Il y a un commencement à tout. En ce qui a trait au vénérable bassiste de jazz William Parker, ce n’est pas du méga coffret de dix disques dont il sera question ici, bien que sa sortie soit imminente – Migration of Silence Into and Out of The Tone World paraîtra en janvier 2021 (vous pouvez en avoir un aperçu ici). Il ne s’agit pas non plus d’un livre (Parker en a déjà écrit deux), ni d’un festival (avec sa femme Patricia Nicholson Parker, il s’occupe le Vision Festival qui a lieu chaque année à New York), mais plutôt, après 50 ans de musique et deux fois plus d’albums (en tant que leader ou avec des gens comme Cecil Taylor, David S. Ware ou Peter Brötzmann), d’un modeste 45 tours portant sa griffe.

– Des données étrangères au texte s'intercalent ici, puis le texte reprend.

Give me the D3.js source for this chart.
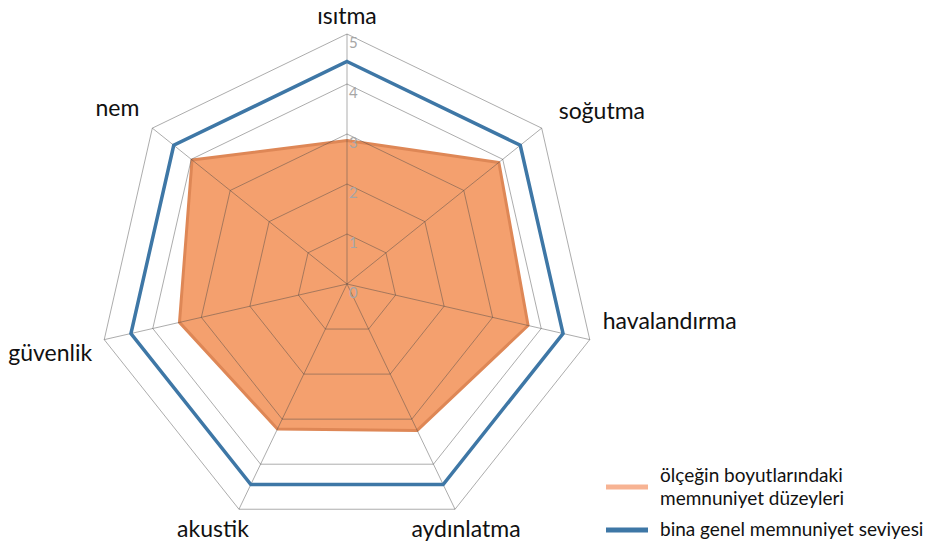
<!DOCTYPE html>
<html lang="tr">
<head>
    <meta charset="UTF-8">
    <style>
        body { margin: 0; background: #fff; }
        svg { display: block; font-family: Lato, "Open Sans", sans-serif; }
    </style>
</head>
<body>
    <script src="https://d3js.org/d3.v7.min.js"></script>
    <div id="here"></div>

    <script>
        // axes, clockwise from the top
        const axes = ["ısıtma", "soğutma", "havalandırma", "aydınlatma", "akustik", "güvenlik", "nem"];
        // satisfaction per dimension of the scale
        const dimensionValues = [2.87, 3.9, 3.73, 3.25, 3.22, 3.45, 3.98];
        // overall building satisfaction
        const overallValues = [4.45, 4.45, 4.45, 4.45, 4.45, 4.45, 4.45];
        const ticks = [0, 1, 2, 3, 4, 5];
        const seriesNames = [["ölçeğin boyutlarındaki", "memnuniyet düzeyleri"], ["bina genel memnuniyet seviyesi"]];

        const width = 927, height = 550;
        const cx = 347, cy = 284, rx = 249, ry = 250;
        const maxV = 5;

        const svg = d3.select("#here")
            .append("svg")
                .attr("width", width)
                .attr("height", height);

        // cartesian value space -> screen
        const x = d3.scaleLinear().domain([-maxV, maxV]).range([cx - rx, cx + rx]);
        const y = d3.scaleLinear().domain([-maxV, maxV]).range([cy + ry, cy - ry]);
        const angle = d3.scaleLinear().domain([0, axes.length]).range([0, 2 * Math.PI]);

        const pt = (v, i) => [x(v * Math.sin(angle(i))), y(v * Math.cos(angle(i)))];
        const ring = vals => d3.line()(vals.map((v, i) => pt(v, i))) + "Z";

        // orange area
        svg.append("path")
            .attr("d", ring(dimensionValues))
            .attr("fill", "#F4A06E")
            .attr("stroke", "#DE8756")
            .attr("stroke-width", 3)
            .attr("stroke-linejoin", "round");

        // grid rings + spokes on top (semi transparent so they darken over the fill)
        const grid = svg.append("g")
            .attr("fill", "none")
            .attr("stroke", "rgba(70,70,70,0.45)")
            .attr("stroke-width", 1);

        grid.selectAll("path")
            .data(ticks.filter(t => t > 0))
            .join("path")
            .attr("d", t => ring(axes.map(() => t)));

        grid.selectAll("line")
            .data(axes)
            .join("line")
            .attr("x1", x(0))
            .attr("y1", y(0))
            .attr("x2", (_, i) => pt(maxV, i)[0])
            .attr("y2", (_, i) => pt(maxV, i)[1]);

        // blue line
        svg.append("path")
            .attr("d", ring(overallValues))
            .attr("fill", "none")
            .attr("stroke", "#3E77A6")
            .attr("stroke-width", 3.5)
            .attr("stroke-linejoin", "miter");

        // tick labels along the first axis
        svg.append("g")
            .selectAll("text")
            .data(ticks)
            .join("text")
            .attr("x", x(0) + 2)
            .attr("y", t => y(t) + 14)
            .attr("font-size", 15)
            .attr("fill", "#A6A6A6")
            .text(t => t);

        // category labels (nudges relative to the outer vertex)
        const nudge = [[0, -10, "middle"], [17, -9, "start"], [13, -11, "start"], [11, 28, "middle"],
                       [-26, 28, "middle"], [-12, 21, "end"], [-13, -12, "end"]];
        svg.append("g")
            .selectAll("text")
            .data(axes)
            .join("text")
            .attr("x", (_, i) => pt(maxV, i)[0] + nudge[i][0])
            .attr("y", (_, i) => pt(maxV, i)[1] + nudge[i][1])
            .attr("text-anchor", (_, i) => nudge[i][2])
            .attr("font-size", 23)
            .attr("fill", "#111")
            .text(d => d);

        // legend
        const legendColors = ["#F7B393", "#3E77A6"];
        const legend = svg.append("g").attr("transform", "translate(606,0)");
        const legendRows = [487, 530];
        seriesNames.forEach((lines, k) => {
            legend.append("line")
                .attr("x1", 0).attr("x2", 42)
                .attr("y1", legendRows[k]).attr("y2", legendRows[k])
                .attr("stroke", legendColors[k])
                .attr("stroke-width", 5);
            legend.append("text")
                .attr("x", 54)
                .attr("y", legendRows[k] - (lines.length - 1) * 11.5 + 6)
                .attr("font-size", 19)
                .attr("fill", "#111")
                .selectAll("tspan")
                .data(lines)
                .join("tspan")
                .attr("x", 54)
                .attr("dy", (_, j) => j ? 23 : 0)
                .text(d => d);
        });
    </script>
</body>
</html>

La face A présente une interprétation inspirée, livrée devant public en 2001, de la chanson-titre du dernier album de Curtis Mayfield de 1996. Capté au Festival Banlieues Bleues à Paris, l’enregistrement, brut et caverneux, ne rend guère justice aux musiciens en présence. Il offre cependant quelque chose d’assez puissant. Avec un tempo plus soutenu et une touche de reggae dans le rythme ainsi qu’un chœur de 90 enfants, sans oublier la voix émouvante de Leena Conquest, la prière fatiguée de Mayfield pour un avenir meilleur est porteuse d’un peu plus d’espoir et semble presque en voie de réalisation. Malgré l’aspect brouillon de l’enregistrement, le balafon africain se fait entendre avec clarté au milieu de l’instrumentation, une touche qui ajoute un peu plus de chaleur à ce qui était à l’évidence un moment de liesse.

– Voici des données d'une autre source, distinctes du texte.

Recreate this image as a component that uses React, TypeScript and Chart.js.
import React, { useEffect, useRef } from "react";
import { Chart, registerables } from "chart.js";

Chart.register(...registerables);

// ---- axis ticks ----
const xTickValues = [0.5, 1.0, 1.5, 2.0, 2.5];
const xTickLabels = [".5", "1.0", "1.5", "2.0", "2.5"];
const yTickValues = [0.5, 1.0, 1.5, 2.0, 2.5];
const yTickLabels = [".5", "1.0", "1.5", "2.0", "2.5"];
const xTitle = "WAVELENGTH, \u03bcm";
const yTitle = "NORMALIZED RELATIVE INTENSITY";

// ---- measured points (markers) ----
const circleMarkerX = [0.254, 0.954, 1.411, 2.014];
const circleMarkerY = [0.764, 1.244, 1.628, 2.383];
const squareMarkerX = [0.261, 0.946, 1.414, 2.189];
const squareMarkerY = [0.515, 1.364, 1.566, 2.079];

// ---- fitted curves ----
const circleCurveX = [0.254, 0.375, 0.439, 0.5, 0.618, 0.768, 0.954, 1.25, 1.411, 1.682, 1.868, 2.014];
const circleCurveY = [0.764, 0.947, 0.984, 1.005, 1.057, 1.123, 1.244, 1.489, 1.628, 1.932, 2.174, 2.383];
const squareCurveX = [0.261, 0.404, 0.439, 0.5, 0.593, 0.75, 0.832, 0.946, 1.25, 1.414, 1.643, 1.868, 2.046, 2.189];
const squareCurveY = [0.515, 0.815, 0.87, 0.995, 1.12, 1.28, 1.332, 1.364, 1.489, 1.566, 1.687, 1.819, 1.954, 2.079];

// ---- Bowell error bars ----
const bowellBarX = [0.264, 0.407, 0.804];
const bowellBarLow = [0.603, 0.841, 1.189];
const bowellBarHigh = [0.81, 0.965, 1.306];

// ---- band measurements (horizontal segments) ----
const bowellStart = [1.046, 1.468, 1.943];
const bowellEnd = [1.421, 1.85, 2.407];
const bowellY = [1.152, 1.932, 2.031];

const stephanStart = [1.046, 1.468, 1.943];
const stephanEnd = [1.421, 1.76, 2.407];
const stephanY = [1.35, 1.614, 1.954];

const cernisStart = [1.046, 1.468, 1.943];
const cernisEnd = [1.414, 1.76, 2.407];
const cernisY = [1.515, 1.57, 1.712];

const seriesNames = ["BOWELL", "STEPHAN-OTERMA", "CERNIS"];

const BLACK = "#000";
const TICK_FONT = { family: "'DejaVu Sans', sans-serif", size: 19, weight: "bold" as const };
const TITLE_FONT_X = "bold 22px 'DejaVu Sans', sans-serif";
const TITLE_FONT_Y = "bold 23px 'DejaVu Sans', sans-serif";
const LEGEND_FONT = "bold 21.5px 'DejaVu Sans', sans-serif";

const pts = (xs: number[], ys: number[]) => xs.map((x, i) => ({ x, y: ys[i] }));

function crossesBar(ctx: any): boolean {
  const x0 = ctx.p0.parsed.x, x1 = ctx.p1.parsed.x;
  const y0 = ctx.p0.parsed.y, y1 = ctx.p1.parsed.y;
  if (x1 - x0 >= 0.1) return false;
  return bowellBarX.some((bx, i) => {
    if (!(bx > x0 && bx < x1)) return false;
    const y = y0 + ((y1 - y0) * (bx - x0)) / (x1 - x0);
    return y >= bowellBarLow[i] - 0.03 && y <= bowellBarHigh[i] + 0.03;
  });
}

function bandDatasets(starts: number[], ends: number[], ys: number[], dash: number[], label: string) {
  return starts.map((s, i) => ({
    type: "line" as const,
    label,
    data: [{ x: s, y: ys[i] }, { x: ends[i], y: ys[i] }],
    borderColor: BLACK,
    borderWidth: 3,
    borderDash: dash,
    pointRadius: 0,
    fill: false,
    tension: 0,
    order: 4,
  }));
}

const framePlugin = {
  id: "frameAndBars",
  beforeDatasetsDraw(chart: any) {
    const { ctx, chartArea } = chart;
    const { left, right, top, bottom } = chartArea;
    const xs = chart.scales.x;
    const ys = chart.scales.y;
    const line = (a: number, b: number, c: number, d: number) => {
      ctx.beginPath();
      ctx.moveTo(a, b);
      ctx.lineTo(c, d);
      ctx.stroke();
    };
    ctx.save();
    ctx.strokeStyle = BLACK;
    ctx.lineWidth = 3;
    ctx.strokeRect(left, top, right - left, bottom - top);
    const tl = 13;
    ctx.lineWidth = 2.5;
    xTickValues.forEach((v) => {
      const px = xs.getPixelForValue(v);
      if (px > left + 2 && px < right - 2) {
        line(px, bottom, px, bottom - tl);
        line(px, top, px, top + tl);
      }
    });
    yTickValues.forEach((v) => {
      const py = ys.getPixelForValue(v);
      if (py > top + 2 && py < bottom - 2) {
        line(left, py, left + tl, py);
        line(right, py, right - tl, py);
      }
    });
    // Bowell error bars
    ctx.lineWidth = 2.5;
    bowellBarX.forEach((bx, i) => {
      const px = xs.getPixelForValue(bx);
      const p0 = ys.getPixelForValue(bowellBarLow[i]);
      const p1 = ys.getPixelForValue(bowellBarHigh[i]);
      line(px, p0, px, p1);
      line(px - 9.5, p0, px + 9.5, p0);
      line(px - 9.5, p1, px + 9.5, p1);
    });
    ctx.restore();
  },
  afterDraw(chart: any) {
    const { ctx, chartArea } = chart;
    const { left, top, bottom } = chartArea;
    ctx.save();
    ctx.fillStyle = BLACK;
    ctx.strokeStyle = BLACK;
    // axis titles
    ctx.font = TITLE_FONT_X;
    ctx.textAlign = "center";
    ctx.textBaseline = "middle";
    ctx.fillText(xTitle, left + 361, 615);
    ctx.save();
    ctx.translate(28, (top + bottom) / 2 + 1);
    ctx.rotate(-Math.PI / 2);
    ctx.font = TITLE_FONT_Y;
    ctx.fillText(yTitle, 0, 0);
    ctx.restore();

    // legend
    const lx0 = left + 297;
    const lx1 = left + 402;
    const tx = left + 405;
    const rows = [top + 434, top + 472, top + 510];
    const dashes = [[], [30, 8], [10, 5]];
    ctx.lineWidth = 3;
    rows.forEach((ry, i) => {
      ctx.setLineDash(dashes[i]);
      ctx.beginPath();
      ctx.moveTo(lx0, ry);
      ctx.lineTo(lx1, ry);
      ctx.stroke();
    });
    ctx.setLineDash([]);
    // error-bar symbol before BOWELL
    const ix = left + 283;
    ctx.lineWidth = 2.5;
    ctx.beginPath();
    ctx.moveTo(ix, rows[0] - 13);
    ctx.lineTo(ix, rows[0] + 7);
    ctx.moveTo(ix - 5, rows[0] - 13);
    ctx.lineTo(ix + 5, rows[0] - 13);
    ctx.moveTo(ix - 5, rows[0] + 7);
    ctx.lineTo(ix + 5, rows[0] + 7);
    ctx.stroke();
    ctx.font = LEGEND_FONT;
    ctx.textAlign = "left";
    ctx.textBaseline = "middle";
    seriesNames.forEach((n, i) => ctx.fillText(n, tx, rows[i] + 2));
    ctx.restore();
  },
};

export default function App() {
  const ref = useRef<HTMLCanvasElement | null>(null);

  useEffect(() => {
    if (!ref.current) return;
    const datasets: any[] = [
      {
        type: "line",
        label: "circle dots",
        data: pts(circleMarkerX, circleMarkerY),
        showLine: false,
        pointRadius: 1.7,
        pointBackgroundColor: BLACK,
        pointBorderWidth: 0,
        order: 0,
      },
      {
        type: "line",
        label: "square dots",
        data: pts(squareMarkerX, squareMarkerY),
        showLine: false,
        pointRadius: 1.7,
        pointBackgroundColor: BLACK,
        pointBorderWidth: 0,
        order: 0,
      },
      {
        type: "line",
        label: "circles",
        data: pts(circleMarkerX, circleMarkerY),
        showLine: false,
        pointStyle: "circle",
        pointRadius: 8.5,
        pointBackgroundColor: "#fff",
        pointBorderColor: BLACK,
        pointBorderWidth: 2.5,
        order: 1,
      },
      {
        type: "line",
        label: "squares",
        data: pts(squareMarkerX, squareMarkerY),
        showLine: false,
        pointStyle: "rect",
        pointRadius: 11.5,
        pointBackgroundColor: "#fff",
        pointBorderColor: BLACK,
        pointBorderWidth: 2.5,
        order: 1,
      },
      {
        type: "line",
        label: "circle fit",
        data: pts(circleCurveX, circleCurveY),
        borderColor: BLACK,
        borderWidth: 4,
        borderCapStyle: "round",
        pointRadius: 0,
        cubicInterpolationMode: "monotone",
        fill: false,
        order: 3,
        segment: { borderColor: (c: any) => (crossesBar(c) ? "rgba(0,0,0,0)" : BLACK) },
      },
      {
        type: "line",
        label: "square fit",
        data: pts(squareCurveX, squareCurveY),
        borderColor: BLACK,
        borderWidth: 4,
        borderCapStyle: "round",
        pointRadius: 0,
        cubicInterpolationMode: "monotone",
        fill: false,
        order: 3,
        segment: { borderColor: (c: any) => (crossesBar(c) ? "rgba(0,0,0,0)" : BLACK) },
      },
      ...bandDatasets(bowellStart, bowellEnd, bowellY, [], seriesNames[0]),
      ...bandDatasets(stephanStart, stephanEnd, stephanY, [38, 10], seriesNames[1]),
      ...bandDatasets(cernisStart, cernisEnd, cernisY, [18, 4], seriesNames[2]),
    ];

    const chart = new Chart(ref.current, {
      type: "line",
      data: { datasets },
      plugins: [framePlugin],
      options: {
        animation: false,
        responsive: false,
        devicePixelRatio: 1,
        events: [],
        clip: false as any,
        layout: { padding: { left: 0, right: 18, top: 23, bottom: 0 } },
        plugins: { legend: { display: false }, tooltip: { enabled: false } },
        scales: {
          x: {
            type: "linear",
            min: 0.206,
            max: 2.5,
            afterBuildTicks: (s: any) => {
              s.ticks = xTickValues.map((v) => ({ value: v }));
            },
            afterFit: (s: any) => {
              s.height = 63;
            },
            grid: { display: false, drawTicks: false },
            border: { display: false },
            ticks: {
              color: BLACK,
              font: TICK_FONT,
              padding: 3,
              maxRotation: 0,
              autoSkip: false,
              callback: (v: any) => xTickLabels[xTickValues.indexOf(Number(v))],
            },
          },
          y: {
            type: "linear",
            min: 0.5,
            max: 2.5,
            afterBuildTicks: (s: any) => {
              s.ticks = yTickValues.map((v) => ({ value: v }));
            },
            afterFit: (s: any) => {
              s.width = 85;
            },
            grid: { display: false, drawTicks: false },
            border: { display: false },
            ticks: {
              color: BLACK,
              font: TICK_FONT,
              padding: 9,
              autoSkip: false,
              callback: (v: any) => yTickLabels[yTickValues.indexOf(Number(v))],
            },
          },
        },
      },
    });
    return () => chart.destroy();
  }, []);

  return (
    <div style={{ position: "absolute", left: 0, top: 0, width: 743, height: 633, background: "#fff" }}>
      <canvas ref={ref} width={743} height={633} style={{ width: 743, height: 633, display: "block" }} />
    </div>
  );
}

La pièce sur la face B est tirée de l’album Corn Meal Dance de 2007 que Parker a enregistré avec son groupe Raining on the Moon (avec Hamid Drake à la batterie). Conquest y fait la chronique d’une lutte et tout se déroule calmement jusqu’à mi-parcours et que le groupe s’emballe. Mais l’exaspération cède rapidement le pas à quelque chose de fort, d’assuré et d’inventif. La persévérance, semble-t-il, est le dénominateur commun des deux pièces. Aucune des deux n’est essentielle parmi la volumineuse discographie de Parker, mais entendues au moment propice, elles se révèlent des plus stimulantes.